Mengingat pentingnya pendidikan bagi masa
depan generasi, Khilafah memberi penghargaan tinggi termasuk memberi gaji yang
melampaui kebutuhan guru. Pernahkah kita mendapatkan zaman dimana gaji guru
yang mengajar anak-anak atau hari ini seukuran anak TK sebesar 51 juta per
bulan? Tentu tidak! Namun itulah yang pernah terjadi di masa kekhalifahan.
Khalifah Umar bin Khaththab ra. pernah menggaji guru-guru yang mengajar
anak-anak kecil di Madinah sebanyak 15 dinar (jika dikonversi ke harga emas
bisa setara dengan Rp51 juta) tiap bulan. Gaji ini beliau ambil dari Baitulmal.

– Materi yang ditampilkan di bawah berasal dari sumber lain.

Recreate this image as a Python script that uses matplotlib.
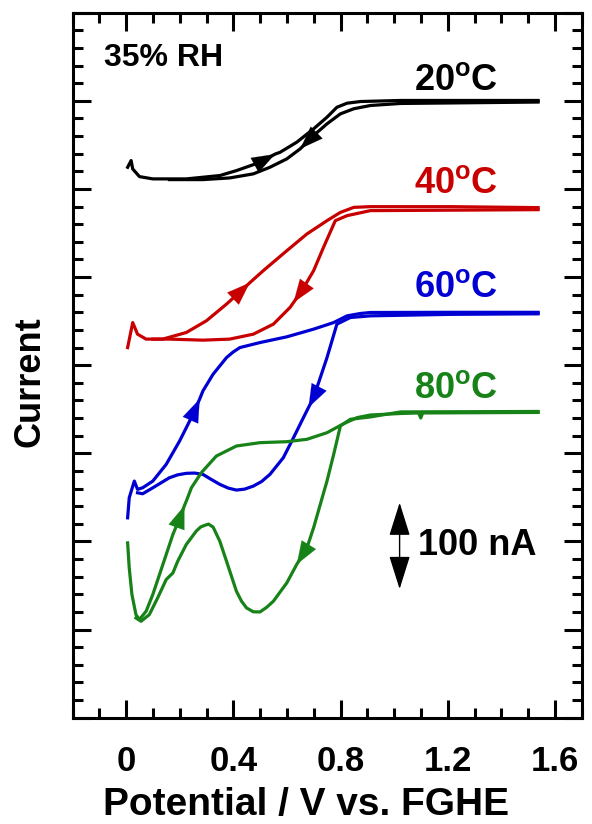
import numpy as np
import matplotlib
matplotlib.use("Agg")
import matplotlib.pyplot as plt
from matplotlib.ticker import MultipleLocator

plt.rcParams['font.family'] = ['Liberation Sans', 'DejaVu Sans']
plt.rcParams['font.weight'] = 'bold'
plt.rcParams['mathtext.fontset'] = 'custom'
plt.rcParams['mathtext.bf'] = 'Liberation Sans:bold'
plt.rcParams['mathtext.rm'] = 'Liberation Sans:bold'

# potential (V vs FGHE) and current (nA, curves stacked)
# 20 C : forward (f) and reverse (r) sweep
bk_fx = [0.005, 0.018, 0.024, 0.049, 0.099, 0.224, 0.349, 0.411, 0.499, 0.555, 0.574, 0.636, 0.699, 0.749, 0.786, 0.824, 0.874, 1.024, 1.537]
bk_fy = [624.6, 632.2, 622.7, 614.0, 611.4, 611.4, 615.2, 620.8, 630.2, 639.5, 641.6, 653.0, 668.2, 681.4, 692.7, 697.3, 699.2, 700.4, 700.4]
bk_rx = [1.537, 1.024, 0.911, 0.849, 0.799, 0.749, 0.699, 0.649, 0.599, 0.536, 0.474, 0.386, 0.286, 0.161]
bk_ry = [698.6, 697.0, 694.7, 691.0, 685.2, 673.9, 660.6, 645.5, 634.1, 624.6, 617.1, 612.5, 610.6, 610.6]
# 40 C
rd_fx = [0.005, 0.024, 0.042, 0.074, 0.136, 0.224, 0.299, 0.374, 0.436, 0.461, 0.511, 0.599, 0.674, 0.749, 0.799, 0.849, 0.911, 1.211, 1.537]
rd_fy = [420.0, 448.4, 435.2, 429.6, 429.6, 437.1, 450.4, 469.3, 486.4, 493.6, 507.2, 529.9, 548.9, 564.0, 573.4, 579.1, 579.9, 579.9, 578.8]
rd_rx = [1.537, 1.211, 0.911, 0.824, 0.780, 0.736, 0.699, 0.655, 0.624, 0.611, 0.549, 0.474, 0.386, 0.286, 0.161, 0.099]
rd_ry = [576.5, 575.9, 575.4, 569.7, 564.0, 533.7, 507.2, 484.5, 471.1, 465.5, 446.6, 435.2, 429.6, 428.4, 429.6, 429.6]
# 60 C
bl_fx = [0.005, 0.011, 0.030, 0.042, 0.061, 0.099, 0.149, 0.199, 0.249, 0.274, 0.286, 0.324, 0.374, 0.399, 0.424, 0.499, 0.599, 0.699, 0.774, 0.824, 0.874, 0.911, 1.211, 1.537]
bl_fy = [226.8, 249.6, 268.5, 259.1, 260.9, 268.5, 287.5, 314.0, 344.3, 361.7, 370.8, 389.8, 408.6, 415.0, 420.0, 425.7, 432.2, 440.9, 448.4, 456.0, 458.7, 459.8, 460.0, 460.0]
bl_rx = [1.537, 1.211, 0.911, 0.836, 0.786, 0.749, 0.724, 0.699, 0.680, 0.661, 0.624, 0.586, 0.536, 0.505, 0.474, 0.442, 0.411, 0.380, 0.349, 0.318, 0.286, 0.255, 0.224, 0.192, 0.161, 0.099, 0.061, 0.042]
bl_ry = [458.3, 457.7, 456.0, 454.1, 446.6, 408.6, 385.9, 363.2, 352.0, 340.5, 317.7, 295.0, 276.1, 268.0, 262.8, 259.4, 258.3, 260.6, 264.8, 270.2, 276.1, 277.6, 277.3, 275.6, 272.3, 260.9, 254.1, 255.2]
# 80 C
gr_fx = [0.005, 0.011, 0.021, 0.036, 0.049, 0.074, 0.099, 0.124, 0.149, 0.174, 0.205, 0.217, 0.224, 0.243, 0.280, 0.336, 0.411, 0.499, 0.599, 0.674, 0.749, 0.811, 0.861, 0.911, 1.024, 1.091, 1.099, 1.106, 1.537]
gr_fy = [198.4, 170.0, 139.8, 117.0, 111.4, 120.8, 139.8, 162.5, 185.2, 208.0, 230.7, 240.7, 245.8, 260.9, 278.0, 296.9, 308.3, 312.1, 313.2, 315.9, 323.4, 333.6, 340.5, 343.5, 345.2, 345.8, 340.1, 345.8, 346.4]
gr_rx = [1.537, 1.024, 0.911, 0.836, 0.799, 0.774, 0.749, 0.724, 0.699, 0.674, 0.636, 0.599, 0.549, 0.524, 0.499, 0.474, 0.449, 0.430, 0.411, 0.374, 0.349, 0.324, 0.307, 0.292, 0.277, 0.261, 0.224, 0.192, 0.174, 0.149, 0.117, 0.086, 0.055, 0.036]
gr_ry = [347.5, 347.0, 341.3, 338.6, 331.0, 298.9, 268.5, 242.1, 215.5, 192.7, 173.9, 153.0, 132.2, 125.3, 120.0, 120.2, 124.5, 132.2, 143.5, 177.6, 200.3, 216.3, 219.7, 218.2, 216.3, 211.7, 196.6, 177.6, 164.3, 156.8, 135.9, 117.0, 109.4, 113.2]

labels = ['20$^{\\mathbf{o}}$C', '40$^{\\mathbf{o}}$C', '60$^{\\mathbf{o}}$C', '80$^{\\mathbf{o}}$C']
label_y = [723, 606, 488, 373]
colors = ['black', '#c80000', '#0000d2', '#178217']

curves = [(bk_fx, bk_fy, bk_rx, bk_ry), (rd_fx, rd_fy, rd_rx, rd_ry),
          (bl_fx, bl_fy, bl_rx, bl_ry), (gr_fx, gr_fy, gr_rx, gr_ry)]
# index of the arrow tip on forward / reverse branch
arrow_idx = [(9, 7), (9, 8), (9, 8), (11, 10)]

fig = plt.figure(figsize=(5.92, 8.24), dpi=100)
ax = fig.add_axes([0.1228, 0.129, 0.86, 0.8556])

head = '-|>,head_length=0.55,head_width=0.2'
for (fx, fy, rx, ry), c, (fi, ri), lab, ly in zip(curves, colors, arrow_idx, labels, label_y):
    ax.plot(fx, fy, color=c, lw=2.3, solid_joinstyle='round')
    ax.plot(rx, ry, color=c, lw=2.3, solid_joinstyle='round')
    ax.annotate('', xy=(fx[fi], fy[fi]), xytext=(fx[fi - 1], fy[fi - 1]),
                arrowprops=dict(arrowstyle=head, color=c, mutation_scale=30, lw=0.1, shrinkA=0, shrinkB=0))
    ax.annotate('', xy=(rx[ri], ry[ri]), xytext=(rx[ri - 1], ry[ri - 1]),
                arrowprops=dict(arrowstyle=head, color=c, mutation_scale=30, lw=0.1, shrinkA=0, shrinkB=0))
    ax.text(1.23, ly, lab, color=c, fontsize=26, fontweight='bold', ha='center', va='center')

ax.text(-0.085, 749, '35% RH', fontsize=23, fontweight='bold', ha='left', va='center')

# 100 nA scale bar
ax.annotate('', xy=(1.02, 146), xytext=(1.02, 244),
            arrowprops=dict(arrowstyle='<|-|>,head_length=0.7,head_width=0.22', color='black',
                            mutation_scale=30, lw=1, shrinkA=0, shrinkB=0))
ax.text(1.09, 195, '100 nA', fontsize=26, fontweight='bold', ha='left', va='center')

ax.set_xlim(-0.2, 1.7)
ax.set_ylim(0, 800)
ax.xaxis.set_minor_locator(MultipleLocator(0.1))
ax.yaxis.set_major_locator(MultipleLocator(100))
ax.yaxis.set_minor_locator(MultipleLocator(20))
ax.set_xticks([0, 0.4, 0.8, 1.2, 1.6])
ax.set_xticklabels(['0', '0.4', '0.8', '1.2', '1.6'])
ax.set_yticklabels([])
ax.tick_params(which='both', direction='in', top=True, right=True, width=2.2)
ax.tick_params(which='major', length=13, labelsize=25, pad=20)
ax.tick_params(which='minor', length=7)
for s in ax.spines.values():
    s.set_linewidth(2.2)
for t in ax.get_xticklabels():
    t.set_fontweight('bold')

ax.set_xlabel('Potential / V vs. FGHE', fontsize=28, fontweight='bold', labelpad=6, x=0.458)
ax.set_ylabel('Current', fontsize=26, fontweight='bold', labelpad=-2, y=0.477)

fig.savefig('out.png', dpi=100)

Khilafah sangat memperhatikan guru dengan memberi gaji yang
sangat layak. Kesejahteraan guru benar-benar nyata. Raghib As-Sirjani
dalam kitab “Mādza Qaddama al-Muslimūna li al-‘Ālām” menyebutkan perhatian Khalifah terhadap guru juga
diwujudkan dalam bentuk mencukupi kebutuhan anak-anak guru. Kebutuhan pokok dan
biaya sekolah ditanggung oleh pemerintah sehingga membuat hidup mereka menjadi
nyaman. Pada masa Daulah Abbasiyah, tunjangan kepada guru begitu tinggi seperti
yang diterima oleh Zujaj pada masa Abbasiyah. Setiap bulan beliau mendapat gaji
200 dinar. Sementara Ibnu Duraid digaji 50 dinar perbulan oleh al-Muqtadir.
(I/231).
Dengan
gaji yang begitu tinggi, para guru tidak perlu repot mencari pendapatan
tambahan seperti yang dialami guru honorer hari ini. Mereka bisa fokus
melakukan tugasnya sebagai pendidik dan pencetak SDM unggul yang dibutuhkan
negara dalam membangun peradaban agung.
Sungguh, kesejahteraan guru
tidak akan didapatkan jika Islam tidak diterapkan secara kaffah dalam seluruh
aspek kehidupan. Dan itu hanya akan terwujud ketika Islam diterapkan
dalam naungan Khilafah, karena hanya sistem Islam dalam naungan Khilafahlah
yang akan mewujudkan kesejahteraan hakiki dan Rahmatan lil’alamin. Kegemilangan
ilmu dan peradaban pun akan dapat tercapai dengan Islam dimana guru menjadi
salah satu kontributor dalam penyebaran ilmu. Wallahu’alam.